Kaffeehaus meets World meets Groove

Daß immer noch von einem musikalischen Vienna-Hype gesprochen wird, ist eine sträfliche Verkennung der Tatsachen. Seit Jahren verläßt kontinuierlich eine Top-Produktion nach der anderen die hiesigen Wohnzimmerstudios. "Freaks & Icons", das erste Album von dZihan & Kamien, fällt nicht nur in diese Kategorie, sondern ragt sogar noch heraus.

Betrachtet man das gegenwärtig trendige und verkaufszahlenfreundliche Feld der sogenannten Nu Grooves und versucht, die dem ganzen zugrundeliegende Natur - quasi die musikalische DNS - zu erfassen, so steht man vor einem altbekannten Problem: wie eine etwaige Kategorisierung ist die Musik recht diffus. An allen Enden und Ecken werden Elemente gefladert (die korrekte Bezeichnung wäre Eklektizismus), zusammengesetzt, verändert und vermengt. Aber weil der Mensch (oder zumindest eine statistisch signifikante Mehrheit) nun einmal seine Schubladen braucht, um kommunizieren und sich verständlich machen zu können, endet der Versuch, Etiketten zuzuordnen, meist in mehr oder minder cool klingenden Verzweiflungstaten (die Pionierarbeit hat der intellektuell anspruchsvolle Musikjournalismus geleistet, der ja, wie jeder andere auch, seine Existenzberechtigung braucht). Da hat man sie nun, all die Up-, Down- und Dope-Beats, die Jazz-Fusion, den Nu Funk, Electro A bis Z, usw. usf. Absolut klar und verständlich für den, der sich auskennt, totales Unverständnis bei jenen, die nicht. Allein durch die Attitude, den Vibe der Musik, läßt sich so etwas wie eine "Familienzugehörigkeit" festmachen. Nur: genau festmachen kann man die klarerweise ebensowenig.

Dieses eindeutige, wenn auch undefinierbare Umfeld ist der Spielplatz von dZihan & Kamien.

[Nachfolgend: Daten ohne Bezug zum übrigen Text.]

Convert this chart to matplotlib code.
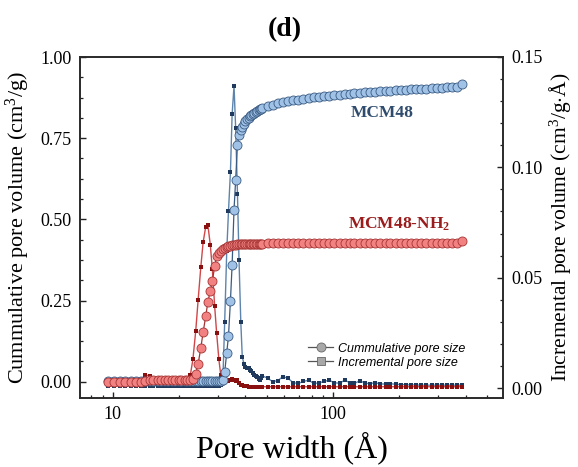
import matplotlib
matplotlib.use('Agg')
import matplotlib.pyplot as plt
from matplotlib.ticker import MultipleLocator, AutoMinorLocator, LogLocator, NullFormatter
from matplotlib.lines import Line2D

# pore width grid (Å)
pore_width = [
    9.5, 10.1, 10.8, 11.4, 12.1, 12.7, 13.4, 14.0, 14.7, 15.3,
    16.0, 16.6, 17.3, 17.9, 18.6, 19.2, 19.9, 20.5, 21.2, 21.8,
    22.5, 23.1, 23.8, 24.4, 25.1, 25.7, 26.4, 27.0, 27.7, 28.3,
    29.0, 29.6, 30.3, 30.9, 31.6, 32.2, 32.9, 33.5, 34.2, 34.8,
    35.5, 36.1, 36.8, 37.4, 38.1, 38.7, 39.4, 40.0, 40.7, 41.3,
    42.0, 42.6, 43.3, 43.9, 44.6, 45.2, 45.9, 46.5, 47.2, 47.8,
    50.4, 53.2, 56.1, 59.2, 62.5, 65.9, 69.5, 73.3, 77.4, 81.6,
    86.1, 90.9, 95.9, 101, 107, 113, 119, 125, 132, 140,
    147, 155, 164, 173, 182, 192, 203, 214, 226, 238,
    251, 265, 280, 295, 311, 328, 346, 365, 385]

# MCM48 cumulative pore volume (cm3/g)
mcm48_cum = [
    0.001, 0.001, 0.001, 0.001, 0.001, 0.001, 0.001, 0.001, 0.001, 0.001,
    0.001, 0.001, 0.001, 0.001, 0.001, 0.001, 0.001, 0.001, 0.001, 0.001,
    0.001, 0.001, 0.001, 0.001, 0.001, 0.001, 0.001, 0.001, 0.001, 0.001,
    0.001, 0.001, 0.001, 0.002, 0.005, 0.03, 0.09, 0.14, 0.25, 0.36,
    0.53, 0.62, 0.73, 0.76, 0.775, 0.785, 0.795, 0.802, 0.808, 0.813,
    0.818, 0.822, 0.826, 0.829, 0.832, 0.834, 0.837, 0.839, 0.841, 0.843,
    0.848, 0.853, 0.857, 0.861, 0.864, 0.867, 0.869, 0.872, 0.874, 0.876,
    0.878, 0.879, 0.881, 0.883, 0.884, 0.886, 0.887, 0.888, 0.889, 0.891,
    0.892, 0.893, 0.894, 0.895, 0.896, 0.897, 0.898, 0.899, 0.900, 0.901,
    0.902, 0.903, 0.904, 0.905, 0.906, 0.907, 0.908, 0.909, 0.918]

# MCM48 incremental pore volume (cm3/g.Å)
mcm48_inc = [
    0.001, 0.001, 0.001, 0.001, 0.001, 0.001, 0.001, 0.001, 0.001, 0.001,
    0.001, 0.001, 0.001, 0.001, 0.001, 0.001, 0.001, 0.001, 0.001, 0.001,
    0.001, 0.001, 0.001, 0.001, 0.001, 0.001, 0.001, 0.001, 0.001, 0.001,
    0.001, 0.001, 0.001, 0.0012, 0.004, 0.030, 0.062, 0.080, 0.098, 0.124,
    0.137, 0.118, 0.088, 0.058, 0.030, 0.014, 0.011, 0.0097, 0.0092, 0.0089,
    0.0083, 0.0078, 0.0068, 0.006, 0.0055, 0.005, 0.0042, 0.0036, 0.0045, 0.0055,
    0.0045, 0.0029, 0.0034, 0.0052, 0.0044, 0.0024, 0.0021, 0.0030, 0.0036, 0.0021,
    0.0023, 0.0030, 0.0036, 0.0024, 0.0022, 0.0036, 0.0024, 0.0021, 0.0033, 0.0022,
    0.0020, 0.0024, 0.0019, 0.0018, 0.0020, 0.0017, 0.0016, 0.0015, 0.0014, 0.0014,
    0.0013, 0.0013, 0.0013, 0.0013, 0.0013, 0.0013, 0.0013, 0.0013, 0.0013]

# MCM48-NH2 cumulative pore volume (cm3/g)
nh2_cum = [
    0.0, 0.0, 0.0, 0.0, 0.0, 0.0, 0.0, 0.002, 0.004, 0.004,
    0.004, 0.004, 0.004, 0.004, 0.004, 0.004, 0.004, 0.004, 0.004, 0.004,
    0.005, 0.008, 0.025, 0.055, 0.105, 0.152, 0.201, 0.245, 0.280, 0.310,
    0.355, 0.386, 0.397, 0.404, 0.409, 0.413, 0.416, 0.418, 0.419, 0.420,
    0.421, 0.422, 0.423, 0.424, 0.424, 0.425, 0.425, 0.425, 0.425, 0.425,
    0.425, 0.425, 0.425, 0.425, 0.425, 0.425, 0.425, 0.425, 0.425, 0.425,
    0.426, 0.426, 0.426, 0.426, 0.426, 0.426, 0.426, 0.426, 0.426, 0.426,
    0.427, 0.427, 0.427, 0.427, 0.427, 0.427, 0.427, 0.427, 0.427, 0.427,
    0.427, 0.427, 0.427, 0.427, 0.428, 0.428, 0.428, 0.428, 0.428, 0.428,
    0.428, 0.428, 0.428, 0.428, 0.428, 0.428, 0.428, 0.428, 0.432]

# MCM48-NH2 incremental pore volume (cm3/g.Å)
nh2_inc = [
    0.0023, 0.0023, 0.0022, 0.0023, 0.0024, 0.0024, 0.0026, 0.0060, 0.0055, 0.0035,
    0.0036, 0.0037, 0.0036, 0.0038, 0.0037, 0.0038, 0.0039, 0.0038, 0.0040, 0.0042,
    0.006, 0.013, 0.026, 0.040, 0.055, 0.066, 0.073, 0.074, 0.065, 0.054,
    0.037, 0.025, 0.013, 0.006, 0.0035, 0.0030, 0.0032, 0.0030, 0.0035, 0.0040,
    0.0036, 0.0033, 0.0038, 0.0024, 0.0016, 0.0012, 0.0009, 0.0008, 0.0008, 0.0007,
    0.0007, 0.0007, 0.0006, 0.0006, 0.0006, 0.0006, 0.0006, 0.0006, 0.0006, 0.0006,
    0.0006, 0.0006, 0.0006, 0.0006, 0.0006, 0.0006, 0.0006, 0.0006, 0.0006, 0.0006,
    0.0006, 0.0006, 0.0006, 0.0006, 0.0006, 0.0006, 0.0006, 0.0006, 0.0006, 0.0006,
    0.0006, 0.0006, 0.0006, 0.0006, 0.0006, 0.0006, 0.0006, 0.0006, 0.0006, 0.0006,
    0.0006, 0.0006, 0.0006, 0.0006, 0.0006, 0.0006, 0.0006, 0.0006, 0.0006]

# fonts: Times-like
plt.rcParams['font.family'] = ['Liberation Serif', 'DejaVu Serif']
plt.rcParams['mathtext.fontset'] = 'custom'
plt.rcParams['mathtext.rm'] = 'Liberation Serif'
plt.rcParams['mathtext.bf'] = 'Liberation Serif:bold'
plt.rcParams['mathtext.it'] = 'Liberation Serif:italic'

fig = plt.figure(figsize=(5.78, 4.67), dpi=100)
ax = fig.add_axes([80 / 578, 69 / 467, 423 / 578, 341 / 467])
ax.set_xscale('log')
ax2 = ax.twinx()

# cumulative on the left axis, drawn above the incremental curves
ax.set_zorder(ax2.get_zorder() + 1)
ax.patch.set_visible(False)

ax.plot(pore_width, mcm48_cum, '-o', color='#3b5b82', lw=0.9, ms=6.5,
        mfc='#9fc2e6', mec='#3b5b82', mew=0.6)
ax.plot(pore_width, nh2_cum, '-o', color='#a53434', lw=0.9, ms=6.5,
        mfc='#f28282', mec='#a53434', mew=0.6)

ax2.plot(pore_width, mcm48_inc, '-s', color='#5d84ad', lw=1.0, ms=3.2,
         mfc='#1f3a5c', mec='#1f3a5c', mew=0)
ax2.plot(pore_width, nh2_inc, '-s', color='#d0474a', lw=1.0, ms=3.2,
         mfc='#8a1010', mec='#8a1010', mew=0)

ax.set_xlim(7.1, 590)
ax.set_ylim(-0.05, 1.0)
ax2.set_ylim(-0.0045, 0.15)

ax.set_xticks([10, 100])
ax.set_xticklabels(['10', '100'])
ax.xaxis.set_minor_locator(LogLocator(base=10, subs=range(2, 10)))
ax.xaxis.set_minor_formatter(NullFormatter())
ax.yaxis.set_major_locator(MultipleLocator(0.25))
ax.yaxis.set_minor_locator(AutoMinorLocator(4))
ax.yaxis.set_major_formatter(plt.FormatStrFormatter('%.2f'))
ax2.yaxis.set_major_locator(MultipleLocator(0.05))
ax2.yaxis.set_minor_locator(MultipleLocator(0.01))
ax2.yaxis.set_major_formatter(plt.FormatStrFormatter('%.2f'))

for a in (ax, ax2):
    a.tick_params(which='major', direction='in', length=4.5, width=1.0,
                  labelsize=13, pad=6, color='#222222')
    a.tick_params(which='minor', direction='in', length=2.5, width=0.9,
                  color='#222222')
    for s in a.spines.values():
        s.set_linewidth(1.2)
        s.set_color('#2a2a2a')
ax.tick_params(axis='x', which='both', top=False)
ax2.tick_params(axis='x', which='both', top=False)

ax.set_xlabel('Pore width (Å)', fontsize=23, labelpad=6)
ax.set_ylabel('Cummulative pore volume (cm$^3$/g)', fontsize=16, labelpad=6)
ax2.set_ylabel('Incremental pore volume (cm$^3$/g$\\cdot$Å)', fontsize=15.5, labelpad=3)

ax.text(0.714, 0.836, 'MCM48', transform=ax.transAxes, fontsize=12.5,
        fontweight='bold', color='#2f4c6e', ha='center', va='center')
ax.text(0.754, 0.510, 'MCM48-NH$_\\mathbf{2}$', transform=ax.transAxes, fontsize=12.5,
        fontweight='bold', color='#9a1c1c', ha='center', va='center')

# legend with grey symbols
handles = [
    Line2D([], [], color='#555555', lw=0.9, marker='o', ms=6.5,
           mfc='#a8a8a8', mec='#666666', mew=0.6),
    Line2D([], [], color='#555555', lw=0.9, marker='s', ms=6,
           mfc='#a8a8a8', mec='#666666', mew=0.6),
]
ax.legend(handles, ['Cummulative pore size', 'Incremental pore size'],
          loc='upper left', bbox_to_anchor=(0.525, 0.18), frameon=False,
          prop={'family': 'Liberation Sans', 'style': 'italic', 'size': 9},
          handlelength=2.0, handletextpad=0.4, labelspacing=0.15, borderpad=0)

fig.text(285 / 578, 1 - 30 / 467, '(d)', fontsize=20, fontweight='bold',
         ha='center', va='center')

fig.savefig('out.png', dpi=100)
plt.close(fig)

Das polyglotte Duo - zu 50 Prozent aus Sarajewo, die andere Hälfte aus der Schweiz, mit gemeinsamem Arbeitsplatz in Wien - versetzte schon vor einiger Zeit die ortsansässigen Musikfreunde mit ihrem multikulturellen Electro/HipHop-Projekt MC Sultan in helle Aufregung. Ihr erstes als Duo produziertes Album "Freaks & Icons" könnte den nächsten Schritt darstellen - hinaus aus Wien, über die Grenzen, in die Clubs, Cafés und Wohnzimmerkompaktanlagen dieser Welt. Das Potential ist da.

Der Sound von dZihan & Kamien braucht sich nicht zu verstecken. Meisterhaft eklektisch zusammengewürfelt, wandern ihre Tracks anschmiegsam durch die Gehörgänge, ohne aber ihre Form zu verlieren; sind zivilisiert und kosmopolitisch, ohne steif und vorhersehbar zu sein; erweisen sich als voll mit "Welt-Sounds", ohne den bitteren, schalen Nachgeschmack der Political Correctness anzunehmen. Östliche Klangwelten arbeiten hier partnerschaftlich mit westlicher Halbleitertechnologie zusammen. Schischa und iMac im Wiener Kaffeehaus als Vorzeigebeispiel für Europa und den Ballhausplatz (für Nicht-Österreicher: die Arbeitsstätte des Bundeskanzlers), wie eine Wertegemeinschaft aussehen könnte - vor allem, weil dZihan & Kamien etwas nicht tun: sich selbst allzu ernst nehmen. Somit sind Verwechslungen mit der altbekannten Ethno/Welt/Multikulti-Tu-Gut-Gesinnung dezidiert ausgeschlossen. Ein Vorschlag am Ende: Wir machen es wie mit Beethoven und erklären dZihan & Kamien zu Österreichern, ob sie wollen oder nicht.